# Work instructions
Gather the lines that hold the string "this".

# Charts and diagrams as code
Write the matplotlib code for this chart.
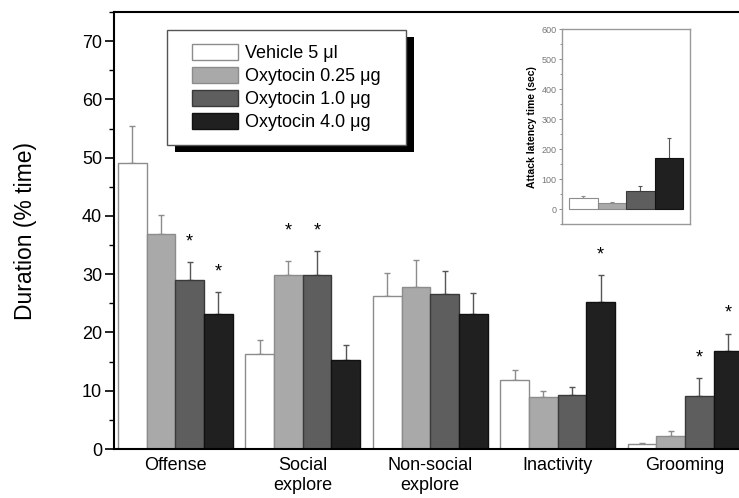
import numpy as np
import matplotlib
matplotlib.use("Agg")
import matplotlib.pyplot as plt
from matplotlib.patches import Rectangle
from matplotlib.ticker import MultipleLocator

plt.rcParams['font.family'] = ['Liberation Sans', 'DejaVu Sans']

# Data
categories = ['Offense', 'Social\nexplore', 'Non-social\nexplore', 'Inactivity', 'Grooming']
groups = ['Vehicle 5 \u03bcl', 'Oxytocin 0.25 \u03bcg', 'Oxytocin 1.0 \u03bcg', 'Oxytocin 4.0 \u03bcg']

vehicle = [49.0, 16.3, 26.3, 11.8, 0.8]
oxt_025 = [36.9, 29.8, 27.8, 8.9, 2.3]
oxt_10 = [29.0, 29.8, 26.6, 9.2, 9.1]
oxt_40 = [23.2, 15.2, 23.2, 25.2, 16.9]

vehicle_sem = [6.4, 2.4, 3.9, 1.8, 0.2]
oxt_025_sem = [3.3, 2.5, 4.7, 1.1, 0.8]
oxt_10_sem = [3.1, 4.2, 3.9, 1.5, 3.0]
oxt_40_sem = [3.7, 2.7, 3.6, 4.6, 2.9]

# significance stars (1 = marked)
vehicle_sig = [0, 0, 0, 0, 0]
oxt_025_sig = [0, 1, 0, 0, 0]
oxt_10_sig = [1, 1, 0, 0, 1]
oxt_40_sig = [1, 0, 0, 1, 1]

# inset: attack latency
latency = [37, 22, 61, 172]
latency_sem = [8, 3, 17, 66]

means = [vehicle, oxt_025, oxt_10, oxt_40]
sems = [vehicle_sem, oxt_025_sem, oxt_10_sem, oxt_40_sem]
sigs = [vehicle_sig, oxt_025_sig, oxt_10_sig, oxt_40_sig]

face = ['#ffffff', '#a9a9a9', '#5e5e5e', '#202020']
edge = ['#8c8c8c', '#8c8c8c', '#3a3a3a', '#111111']
errc = ['#8c8c8c', '#8c8c8c', '#555555', '#555555']

fig = plt.figure(figsize=(7.39, 4.98), dpi=100)
W, H = 739, 498
ax = fig.add_axes([114 / W, 49 / H, 631 / W, 437 / H])

x = np.arange(len(categories))
bw = 0.225
for j in range(4):
    pos = x - 0.45 + bw * (j + 0.5)
    m = np.array(means[j])
    s = np.array(sems[j])
    ax.bar(pos, m, width=bw, color=face[j], edgecolor=edge[j], linewidth=1.0,
           label=groups[j], zorder=2)
    ax.errorbar(pos, m, yerr=[np.zeros_like(s), s], fmt='none', ecolor=errc[j],
                elinewidth=1.0, capsize=2, capthick=1.0, zorder=1)

# asterisks
for i in range(len(categories)):
    tops = [means[j][i] + sems[j][i] for j in range(4) if sigs[j][i]]
    for j in range(4):
        if sigs[j][i]:
            top = means[j][i] + sems[j][i]
            if i == 1:
                top = max(tops)
            ax.text(x[i] - 0.45 + bw * (j + 0.5), top + 2.0, '*', ha='center',
                    va='bottom', fontsize=13)

ax.set_xlim(-0.4816, 4.47)
ax.set_ylim(0, 75)
ax.set_xticks(x)
ax.set_xticklabels(categories, fontsize=13, linespacing=1.2)
ax.tick_params(axis='x', length=0, pad=6)
ax.yaxis.set_major_locator(MultipleLocator(10))
ax.yaxis.set_minor_locator(MultipleLocator(5))
ax.tick_params(axis='y', which='major', length=6.5, width=1.2, labelsize=13, pad=2)
ax.tick_params(axis='y', which='minor', length=3.6, width=1.0)
ax.set_ylabel('Duration (% time)', fontsize=16.5)
ax.yaxis.set_label_coords(-0.122, 0.5)
for sp in ax.spines.values():
    sp.set_linewidth(1.5)
    sp.set_color('black')

# legend content without its own frame; box and shadow are drawn around it
leg = ax.legend(loc='upper left', bbox_to_anchor=(191.5 / W, 1 - 44 / H),
                bbox_transform=fig.transFigure, fontsize=13, frameon=False,
                borderpad=0, handlelength=2.6, handleheight=0.95,
                handletextpad=0.35, labelspacing=0.28, borderaxespad=0)
leg.set_zorder(6)

# inset
axi = fig.add_axes([562 / W, (H - 224.3) / H, 128 / W, 195 / H])
xi = np.arange(4)
for j in range(4):
    axi.bar(xi[j], latency[j], width=1.0, color=face[j], edgecolor=edge[j],
            linewidth=0.8, zorder=2)
    axi.errorbar(xi[j], latency[j], yerr=[[0], [latency_sem[j]]], fmt='none',
                 ecolor=errc[j], elinewidth=0.8, capsize=1.5, capthick=0.8, zorder=1)
axi.set_xlim(-0.75, 3.74)
axi.set_ylim(-50, 600)
axi.set_xticks([])
axi.yaxis.set_major_locator(MultipleLocator(100))
axi.yaxis.set_minor_locator(MultipleLocator(50))
axi.tick_params(axis='y', which='major', length=2.5, width=0.6, labelsize=6.5,
                colors='#777777', pad=1.5)
axi.tick_params(axis='y', which='minor', length=1.5, width=0.6, colors='#777777')
axi.set_ylabel('Attack latency time (sec)', fontsize=7.5, fontweight='bold', labelpad=3)
for sp in axi.spines.values():
    sp.set_color('#999999')
    sp.set_linewidth(1.0)

fig.canvas.draw()
bb = leg.get_window_extent()
px, py = 25, 14
bx, by = bb.x0 - px, bb.y0 - py
bwid, bht = bb.width + 2 * px + 1, bb.height + 2 * py
shadow = Rectangle(((bx + 8) / W, (by - 7) / H), bwid / W, bht / H,
                   transform=fig.transFigure, facecolor='black', edgecolor='none',
                   zorder=4, clip_on=False)
box = Rectangle((bx / W, by / H), bwid / W, bht / H, transform=fig.transFigure,
                facecolor='white', edgecolor='#555555', linewidth=1.0, zorder=5,
                clip_on=False)
ax.add_artist(shadow)
ax.add_artist(box)

fig.savefig('out.png', dpi=100)
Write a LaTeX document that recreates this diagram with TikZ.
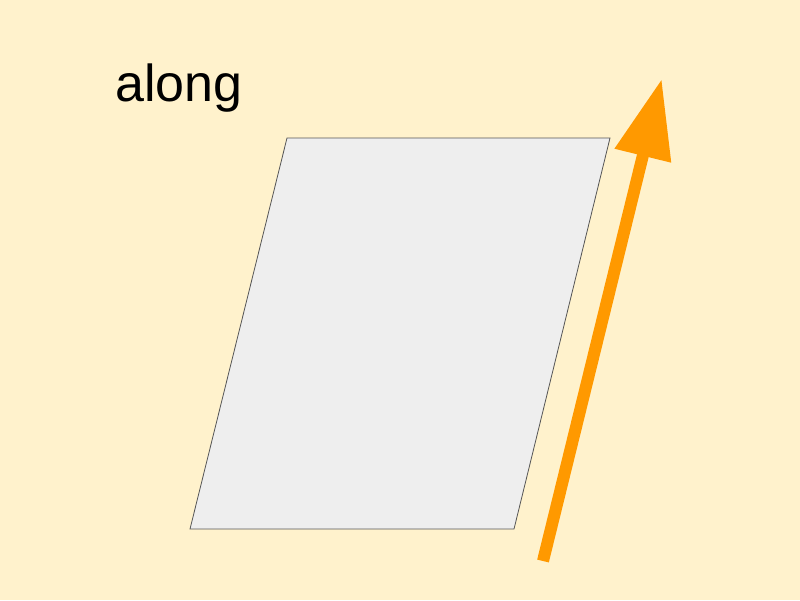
\documentclass[tikz,border=0pt]{standalone}
\usepackage{fontspec}
\setmainfont{Liberation Sans}
\usetikzlibrary{arrows.meta}
\definecolor{bg}{HTML}{FFF2CC}
\definecolor{panel}{HTML}{EEEEEE}
\definecolor{edge}{HTML}{555555}
\definecolor{arroworange}{HTML}{FF9900}
\begin{document}
\begin{tikzpicture}[x=1pt,y=-1pt,
  panelstyle/.style={fill=panel,draw=edge,line width=0.8pt},
  bigarrow/.style={draw=arroworange,line width=12pt,-{Triangle[length=79pt,width=55pt]}},
  labelstyle/.style={inner sep=0pt,anchor=base west,font=\fontsize{52}{62}\selectfont}]
\fill[bg] (0,0) rectangle (800,600);
\useasboundingbox (0,0) rectangle (800,600);
\node[labelstyle] (lbl) at (115,101.5) {along};
\draw[panelstyle] (287,138) -- (610,138) -- (514,529) -- (190,529) -- cycle;
\coordinate (tail) at (543,561);
\coordinate (tip) at (661.7,79);
\draw[bigarrow] (tail) -- (tip);
\end{tikzpicture}
\end{document}
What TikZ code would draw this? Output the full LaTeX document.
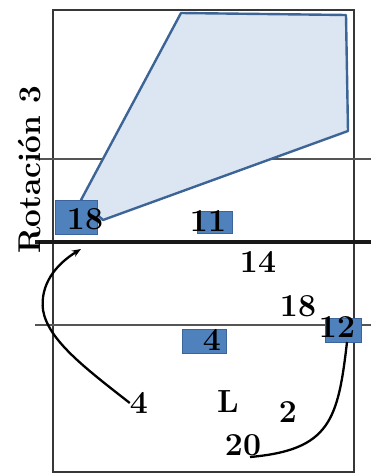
\documentclass[tikz,border=0pt]{standalone}
\usetikzlibrary{arrows.meta}
\definecolor{zonefill}{RGB}{220,230,242}
\definecolor{zoneedge}{RGB}{60,100,150}
\definecolor{boxfill}{RGB}{79,129,189}
\definecolor{boxedge}{RGB}{58,100,155}
\definecolor{courtline}{RGB}{55,55,55}
\begin{document}
\begin{tikzpicture}[x=1pt,y=-1pt,
  num/.style={font=\fontsize{32}{32}\selectfont\bfseries, inner sep=0pt},
  pbox/.style={draw=boxedge, fill=boxfill, line width=1pt, inner sep=0pt},
  court/.style={draw=courtline, line width=2.8pt},
  thinline/.style={draw=courtline!85, line width=1.9pt},
  centerline/.style={draw=black!90, line width=3.6pt},
  zone/.style={draw=zoneedge, fill=zonefill, line width=2.4pt, line join=round},
  move/.style={draw=black, line width=2.3pt}]
\useasboundingbox (0,0) rectangle (371,474);
% court
\draw[court] (53,10) rectangle (354,472);
\draw[thinline] (35,159) -- (371,159);
\draw[thinline] (35,325) -- (371,325);
\draw[centerline] (35,242) -- (371,242);
% zone
\draw[zone] (181,13) -- (346,15) -- (348,131) -- (103,220) -- (81,200) -- cycle;
% player boxes
\node[pbox, minimum width=42pt, minimum height=34pt] (b18) at (76,217) {};
\node[pbox, minimum width=35pt, minimum height=22pt] (b11) at (214.5,222) {};
\node[pbox, minimum width=44pt, minimum height=24pt] (b4) at (204,341) {};
\node[pbox, minimum width=36pt, minimum height=24pt] (b12) at (343,330) {};
% label
\node[rotate=90, inner sep=0pt, font=\fontsize{31.5}{31.5}\selectfont\bfseries] (rot) at (30,170) {Rotación 3};
% numbers
\node[num] (t18a) at (85,219) {18};
\node[num] (t11) at (208,221) {11};
\node[num] (t14) at (258,262) {14};
\node[num] (t18b) at (298,306) {18};
\node[num] (t12) at (337,327) {12};
\node[num] (t4a) at (212,340) {4};
\node[num] (t4b) at (139,403) {4};
\node[num] (tL) at (228,402) {L};
\node[num] (t2) at (288,412) {2};
\node[num] (t20) at (243,445) {20};
% movements
\coordinate (a1) at (81,249);
\coordinate (c12) at (347,342);
\coordinate (e20) at (250,457);
\draw[move, -{Stealth[length=9pt,width=7pt]}] (t4b.west) .. controls (85,368) and (48,340) .. (43,310)
   .. controls (40,285) and (55,265) .. (a1);
\draw[move] (c12) .. controls (338,420) and (330,450) .. (e20);
\end{tikzpicture}
\end{document}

# Right answer
Write the matplotlib code for this chart.
Write a LaTeX document that recreates this diagram with TikZ.
What TikZ code would draw this? Output the full LaTeX document.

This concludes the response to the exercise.